After a few weeks in detox and several months in rehab, I landed myself in a sober living residence.  While in treatment it was strongly recommended that I get a sponsor who would take me through the 12 steps of Alcoholics Anonymous.  At first, I was reluctant to this idea, but I just wanted to do whatever it took to stay sober, so I got a sponsor who I knew would be able to help me, but also be tough and supportive.  I struggled with my sponsor in the beginning and always wanted to argue with everything he said.  Over time I became open-minded, willing, honest, and accepting of his suggestions and recommendations.  My sponsor explained the importance of establishing a relationship with a Higher Power and turning my will and life over to that Power.  I didn’t quite understand what that meant early on, but I knew that when I decided to control things and run my own life, it never worked in my favor.  There were 20 years of trying to rearrange life to suit myself and it never worked!  I had to rely upon a Power other than myself and that Power came from the rooms of AA.

I began to accept the plan outlined in the Big Book and started trusting a God of my own understanding.

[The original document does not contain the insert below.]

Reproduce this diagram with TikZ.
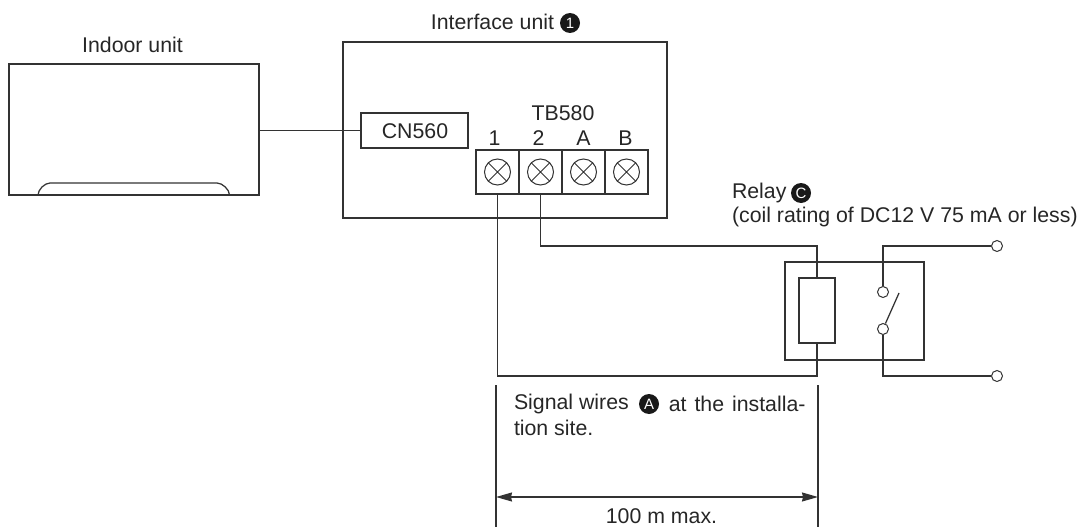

By working the steps of AA I learned what to do when faced with fear, resentments, self-pity, and dishonesty.  I ask them to be removed immediately and direct my attention to helping another alcoholic.  When I worked the steps of AA, I realized that I had spent so much of my life wrapped up in fear.  It is what controlled my life for many years.  Fear of the unknown, fear of being uncomfortable, and fear of what people will think of me created a life that revolved around alcohol and drugs.  Fear had controlled almost every aspect of my life for many years, and it was the root of so many of my troubles.  What I realized in AA, is that I was the sole creator of those fears but that I could overcome them with the help of a Higher Power and the people I met in the rooms of Alcoholics Anonymous.  The fear that once controlled my life and created so much discomfort has diminished.  By embracing my fears, I am able to grow spiritually, emotionally, and mentally.

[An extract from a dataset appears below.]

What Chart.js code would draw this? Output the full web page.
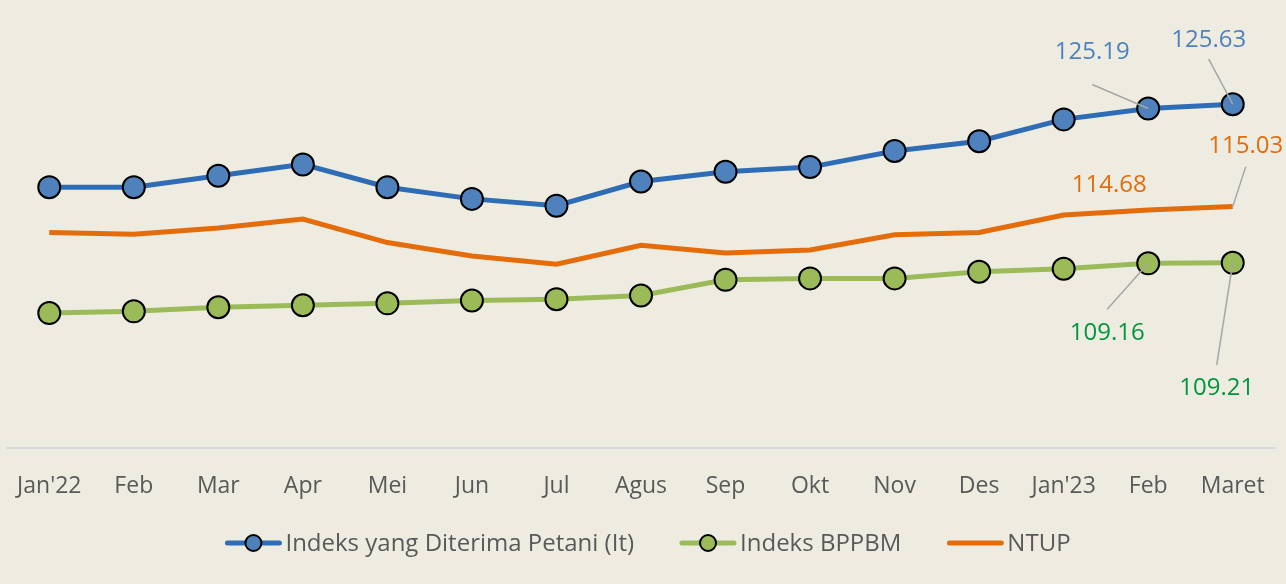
<!DOCTYPE html>
<html>
<head>
<meta charset="utf-8">
<script src="https://cdn.jsdelivr.net/npm/chart.js@4"></script>
<style>
  html, body { margin: 0; padding: 0; background: #EEECE1; }
  #wrap { width: 1286px; height: 584px; position: relative; }
</style>
</head>
<body>
<div id="wrap"><canvas id="ntupChart"></canvas></div>
<script>
// Data
const months = ['Jan\'22', 'Feb', 'Mar', 'Apr', 'Mei', 'Jun', 'Jul', 'Agus', 'Sep', 'Okt', 'Nov', 'Des', 'Jan\'23', 'Feb', 'Maret'];
const itValues    = [117.04, 117.04, 118.22, 119.40, 117.04, 115.83, 115.13, 117.63, 118.64, 119.12, 120.79, 121.80, 124.06, 125.19, 125.63];
const bppbmValues = [104.01, 104.19, 104.61, 104.82, 105.02, 105.31, 105.45, 105.83, 107.45, 107.60, 107.60, 108.29, 108.60, 109.16, 109.21];
const ntupValues  = [112.35, 112.18, 112.81, 113.74, 111.31, 109.92, 109.06, 111.03, 110.23, 110.55, 112.11, 112.35, 114.16, 114.68, 115.03];

const FONT = "'Open Sans', 'DejaVu Sans', sans-serif";

// label placement (offset of label centre and leader start from the point)
const labelSpots = {
  0: { 13: { dx: -56, dy: -56, lx: -56, ly: -24 }, 14: { dx: -24, dy: -64, lx: -24, ly: -45 } },
  1: { 13: { dx: -41, dy: 70, lx: -41, ly: 46 },  14: { dx: -16, dy: 125, lx: -16, ly: 102 } },
  2: { 13: { dx: -39, dy: -25 },                  14: { dx: 13, dy: -60, lx: 13, ly: -40 } }
};
const labelColors = ['#4F81BD', '#00963C', '#E46C0A'];

// Data labels + leader lines
const dataLabelPlugin = {
  id: 'dataLabels',
  afterDatasetsDraw(chart) {
    const ctx = chart.ctx;
    ctx.save();
    ctx.font = '24px ' + FONT;
    ctx.textAlign = 'center';
    ctx.textBaseline = 'middle';
    chart.data.datasets.forEach((ds, di) => {
      const meta = chart.getDatasetMeta(di);
      const spots = labelSpots[di] || {};
      Object.keys(spots).forEach(idx => {
        const s = spots[idx];
        const pt = meta.data[idx];
        if (s.lx !== undefined) {
          ctx.strokeStyle = '#A6A6A6';
          ctx.lineWidth = 1.5;
          ctx.beginPath();
          ctx.moveTo(pt.x + s.lx, pt.y + s.ly);
          ctx.lineTo(pt.x, pt.y);
          ctx.stroke();
        }
        ctx.fillStyle = labelColors[di];
        ctx.fillText(ds.data[idx].toFixed(2), pt.x + s.dx, pt.y + s.dy);
      });
    });
    ctx.restore();
  }
};

// Excel-style legend: line sample with marker
const legendPlugin = {
  id: 'lineLegend',
  afterDraw(chart) {
    const ctx = chart.ctx;
    const sampleW = 56, gapText = 4, gapItem = 46;
    ctx.save();
    ctx.font = '24px ' + FONT;
    ctx.textBaseline = 'middle';
    const items = chart.data.datasets.map(ds => ({
      ds, w: sampleW + gapText + ctx.measureText(ds.label).width
    }));
    const total = items.reduce((s, it) => s + it.w, 0) + gapItem * (items.length - 1);
    let x = chart.width / 2 + 5 - total / 2;
    const y = 543;
    items.forEach(it => {
      const ds = it.ds;
      ctx.strokeStyle = ds.borderColor;
      ctx.lineWidth = 5;
      ctx.lineCap = 'round';
      ctx.beginPath();
      ctx.moveTo(x + 2, y);
      ctx.lineTo(x + sampleW - 2, y);
      ctx.stroke();
      if (ds.pointRadius > 0) {
        ctx.fillStyle = ds.pointBackgroundColor;
        ctx.strokeStyle = '#000';
        ctx.lineWidth = 2;
        ctx.beginPath();
        ctx.arc(x + sampleW / 2, y, 8, 0, Math.PI * 2);
        ctx.fill();
        ctx.stroke();
      }
      ctx.fillStyle = '#595959';
      ctx.textAlign = 'left';
      ctx.fillText(ds.label, x + sampleW + gapText, y + 1);
      x += it.w + gapItem;
    });
    ctx.restore();
  }
};

const ctx = document.getElementById('ntupChart').getContext('2d');
new Chart(ctx, {
  type: 'line',
  data: {
    labels: months,
    datasets: [
      {
        label: 'Indeks yang Diterima Petani (It)',
        data: itValues,
        borderColor: '#2E6DB5',
        borderWidth: 5,
        pointRadius: 11,
        pointHoverRadius: 11,
        pointBackgroundColor: '#4F81BD',
        pointBorderColor: '#000',
        pointBorderWidth: 2,
        tension: 0
      },
      {
        label: 'Indeks BPPBM',
        data: bppbmValues,
        borderColor: '#9BBB59',
        borderWidth: 5,
        pointRadius: 11,
        pointHoverRadius: 11,
        pointBackgroundColor: '#9BBB59',
        pointBorderColor: '#000',
        pointBorderWidth: 2,
        tension: 0
      },
      {
        label: 'NTUP',
        data: ntupValues,
        borderColor: '#E46C0A',
        borderWidth: 5,
        pointRadius: 0,
        tension: 0
      }
    ]
  },
  options: {
    responsive: true,
    maintainAspectRatio: false,
    animation: false,
    layout: { autoPadding: false, padding: { left: 7, right: 11, top: 62, bottom: 60 } },
    plugins: {
      legend: { display: false },
      tooltip: { enabled: false }
    },
    scales: {
      y: {
        display: false,
        min: 90,
        max: 130
      },
      x: {
        offset: true,
        afterFit: (scale) => { scale.paddingLeft = 0; scale.paddingRight = 0; },
        grid: { display: false, drawTicks: false },
        border: { display: true, color: '#D9D9D9', width: 2 },
        ticks: {
          color: '#595959',
          font: { family: FONT, size: 23 },
          padding: 24,
          maxRotation: 0,
          autoSkip: false
        }
      }
    }
  },
  plugins: [dataLabelPlugin, legendPlugin]
});
</script>
</body>
</html>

Today I have a life worth living and that life doesn’t revolve around drugs and alcohol.  I sponsor guys in AA which has given me the opportunity to carry the message that my sponsor passed on to me.  I have a relationship with a God of my own understanding which is continuously evolving and changing and most importantly my God joins me in confronting my fears.  I rely on something that isn’t me.  Whether it is my Higher Power, my sponsor, or the group of friends I have gained in AA, I have come to realize that I am not alone on this journey in recovery.  That “something” that was missing my entire life was a relationship with a God of my own understanding and it was uncovered in Alcoholics Anonymous.  By turning my will and my life over to this God everyday, I am able to confront my fears and live an amazing life.  That boy who was horrified to look at himself in the mirror and who lived in fear for so many years, has become a man that is confident in himself.  That confidence came from the rooms of AA and a relationship with God.  I now have purpose in my life and that is all because of overcoming fears in the rooms of AA.  All I needed was a little bit of willingness to take some suggestions and I had to stop trying to control everything.